The banking system is broken, and it does need fixing
Money&Co. CEO Nicola Horlick lambasts the UK banks in her latest blog – to be published in full tomorrow, with an excerpt in the Metro newspaper.
Here's a sneak, exclusive snippet from the full text. After pointing out that lending to small and medium-sized enterprises (SMEs) has fallen by over 25 per cent in the UK since 2008, she goes on to say: "When an economy recovers and activity increases, companies need more money to use as working capital. Lloyds Bank states in its "Visions & Values" section on its website that its core values are, "Putting customers first; Keeping it simple, Making a difference together". RBS states in its "Our Values" section on its site that its core values are, "Serving customers, working together, doing the right thing, thinking long term." By refusing to lend to SMEs, neither of these banks is upholding its own core values."
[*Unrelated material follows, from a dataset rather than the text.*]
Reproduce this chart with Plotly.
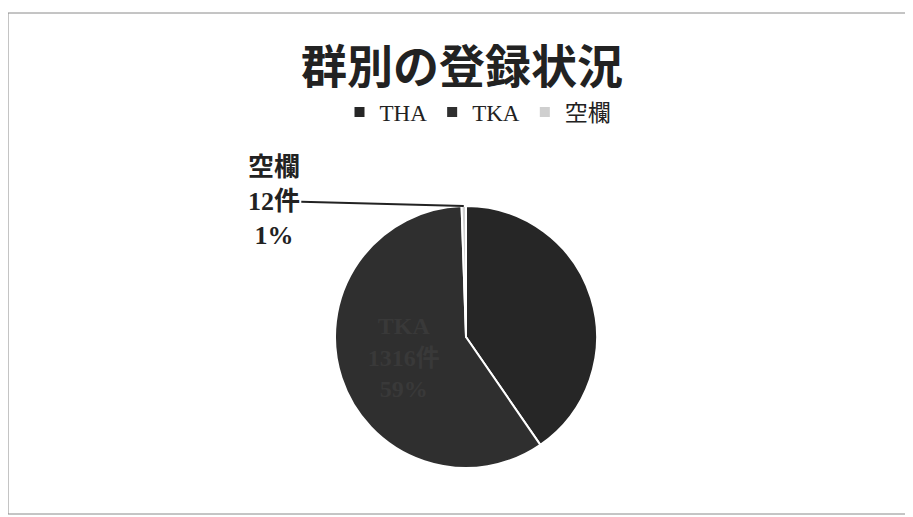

The Financial Times (subscription required) argues that there is much to be done in the banking sector in today's editorial. The paper opines that although the banking sector is being reformed, more is necessary: "Every time the financial sector seems to draw a line under the financial crisis, another scandal drags it back into the mire."
Following Lloyds' latest banking scandal, the article argues that it is hard to see how the cycle of scandals might be broken: "With so many banks still enmeshed in investigations, and successive rounds of fines and punishments dripping out week after week, it is too soon to say that the industry – still scraping the bottom of the barrel in terms of public trust – has put the past behind it."
The FT believes that perhaps the hardest task for the banks is to restore their reputation for straight dealing and probity. However, this "cannot be imposed by rule books, legislation and compliance rules, and requires a new commitment to doing the right thing, even at the cost of revenues and rewards".